No evidence of evolutionary impact from size-selective harvesting on epigenetic and reproductive molecular markers in zebrafish (Danio rerio) gonads.

Abstract

This study investigates whether size-selective harvesting induced heritable changes reflected in epigenetic and reproductive molecular markers in zebrafish (Danio rerio), thereby indicating potential evolutionary responses. We used an experimental harvest model where zebrafish populations were subjected to five generations of size-selective harvesting, followed by eight generations without harvesting in a controlled environment to examine evolutionarily fixed outcomes in response to harvest selection. We assumed the evolutionary adaptations to size-selection to have left a molecular legacy related to sexual development, as previous studies have shown that evolution of reproductive timing is a common response to size-selection.
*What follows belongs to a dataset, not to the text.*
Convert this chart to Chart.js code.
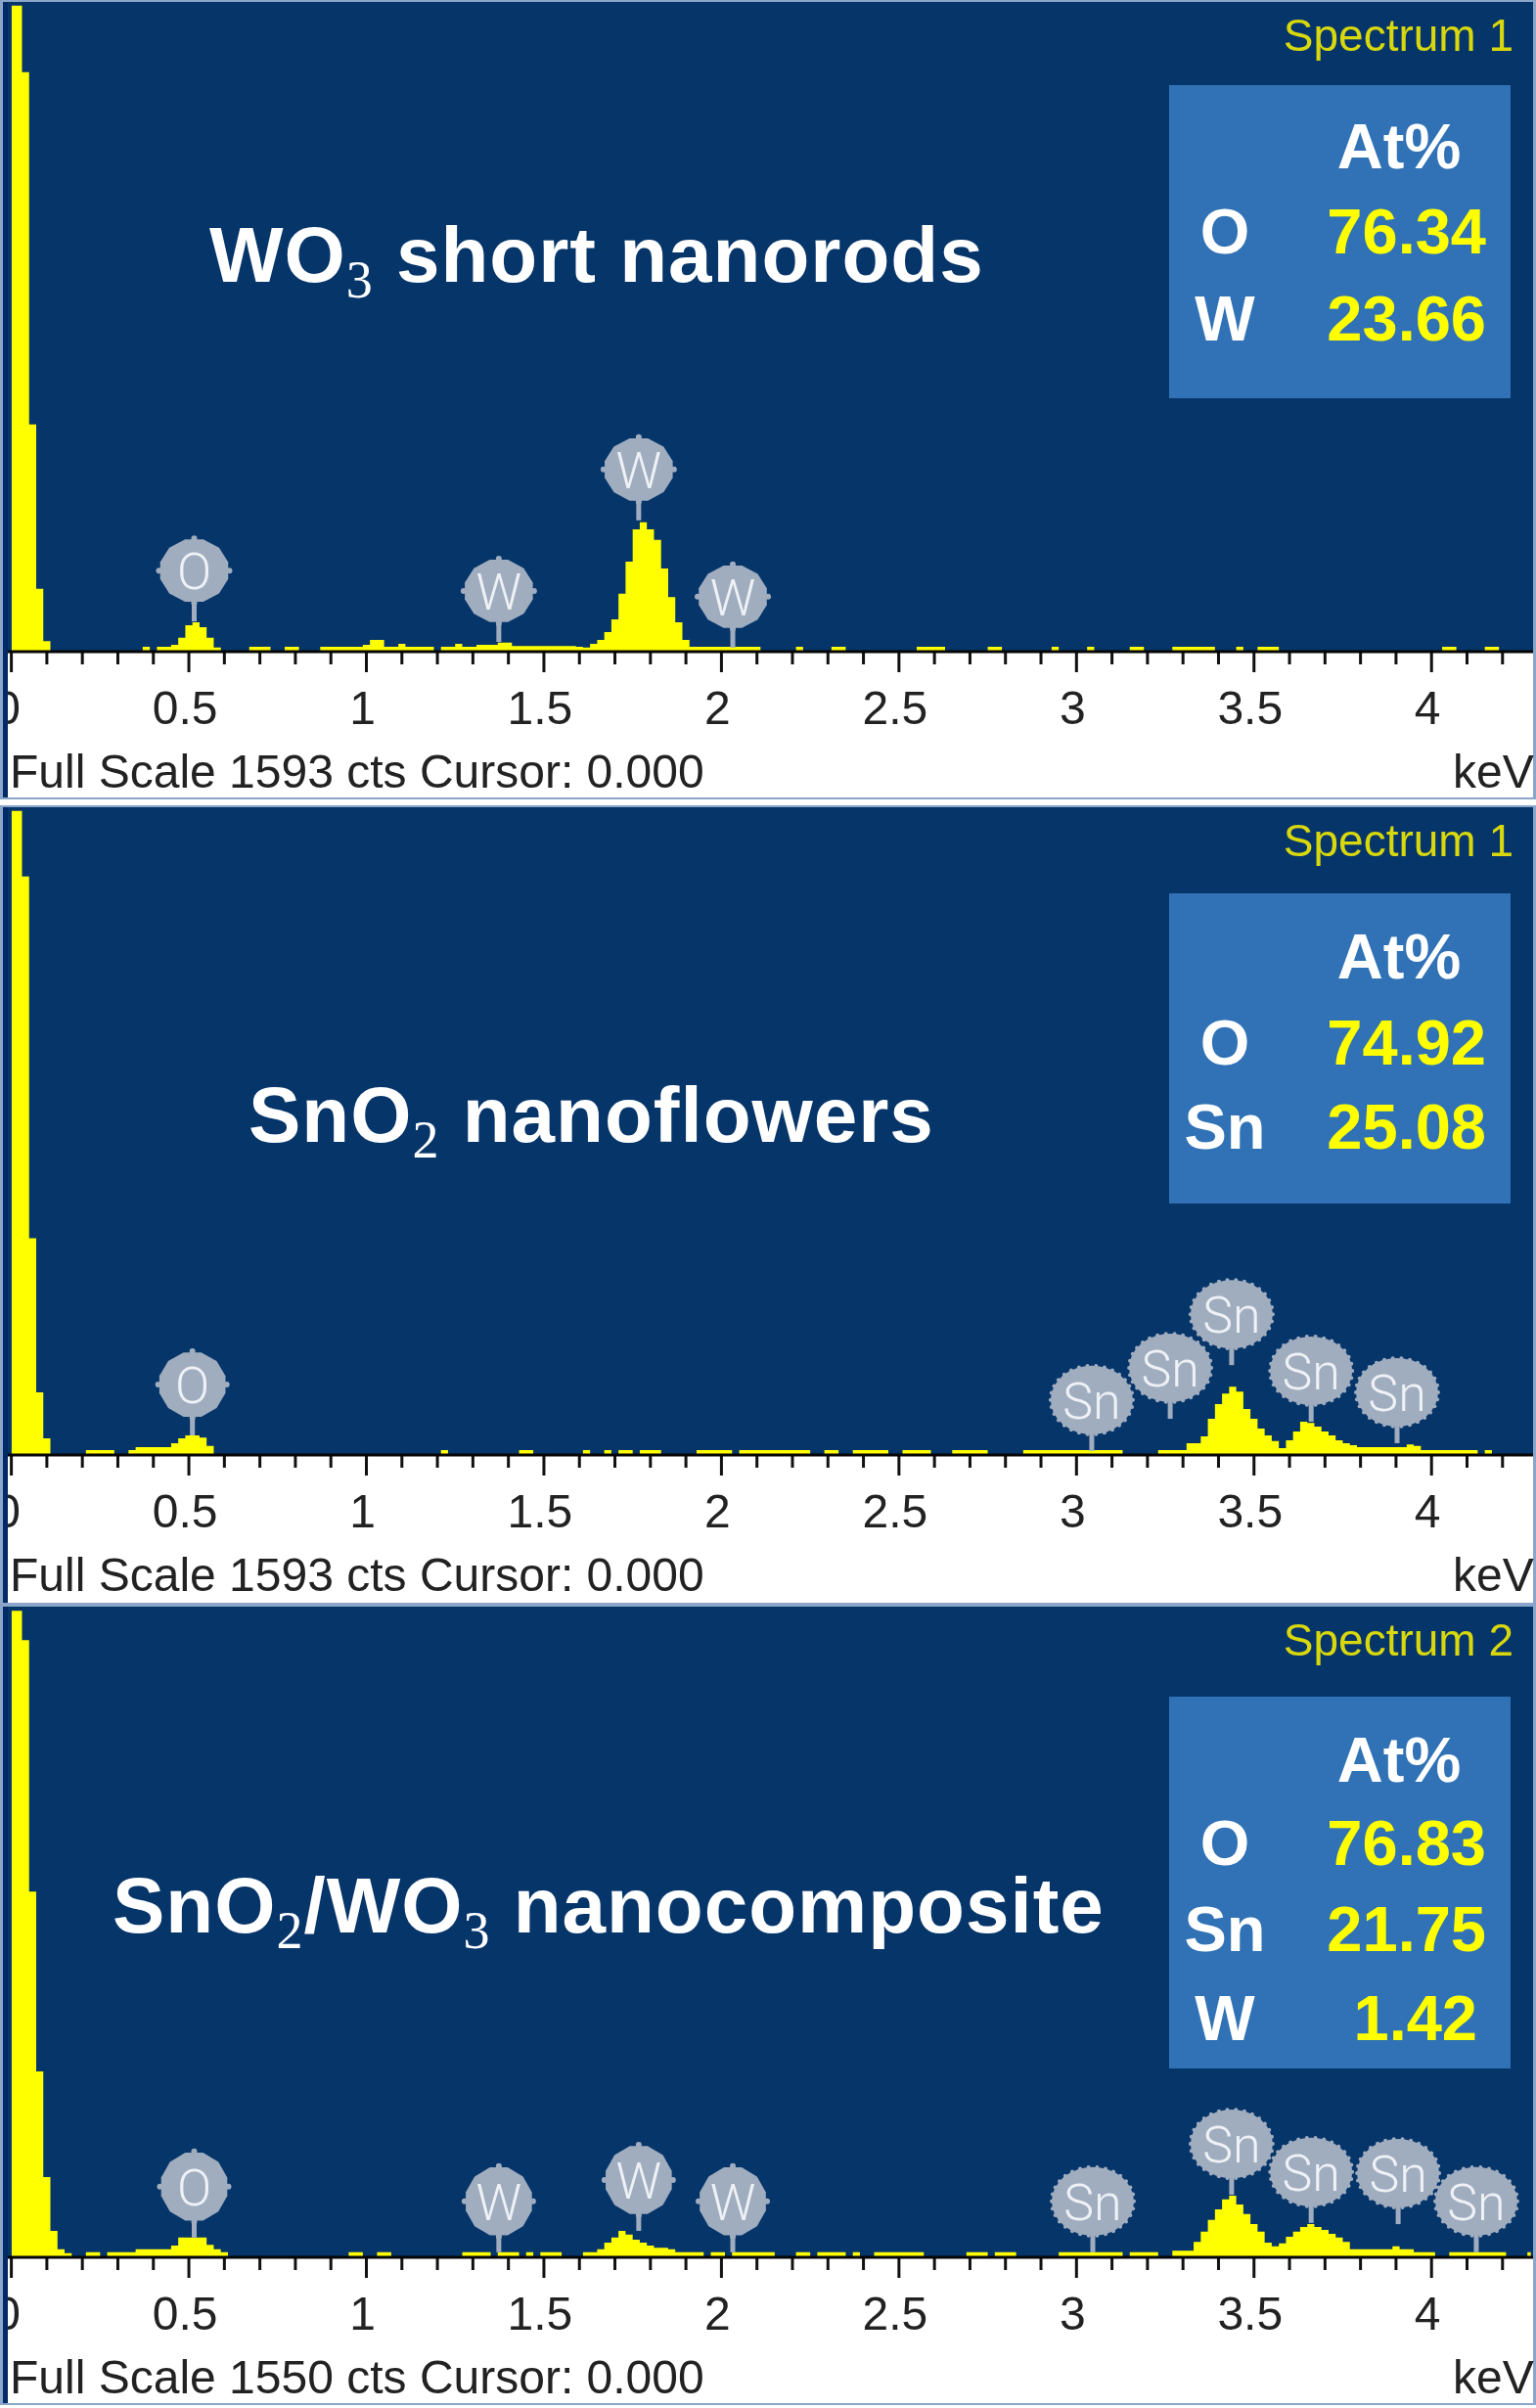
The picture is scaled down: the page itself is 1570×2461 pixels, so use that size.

To that end, we examined the expression of specific genes related to sexual development, such as dmrt1 and cyp19a1a, and epigenetic markers, including dnmt1 and dnmt3b, in the gonads in those experimental lines selected for this study. Additionally, global DNA methylation patterns were analysed to explore potential long-term epigenetic changes associated with size-selection. The results revealed no significant differences in gene expression related to sexual development or epigenetics between the size-selected and control zebrafish lines in the gonads in the F13 generation, eight generations after size-selection stopped. Also, global DNA methylation patterns were similar across selection lines and sexes. These findings suggest that five generations of size-selective harvesting, followed by eight generations of maintenance reproduction without further selection, did not induce lasting epigenetic or molecular changes related to the target molecular markers of sexual development in the gonads of zebrafish. The no significant molecular responses to size-selective harvesting observed here, based on specific reproductive and epigenetic markers, differ from previous studies targeting other tissues such as brain and liver, highlighting that not all genes or processes necessarily respond to size-selection and underscoring the importance of marker-specific comparisons.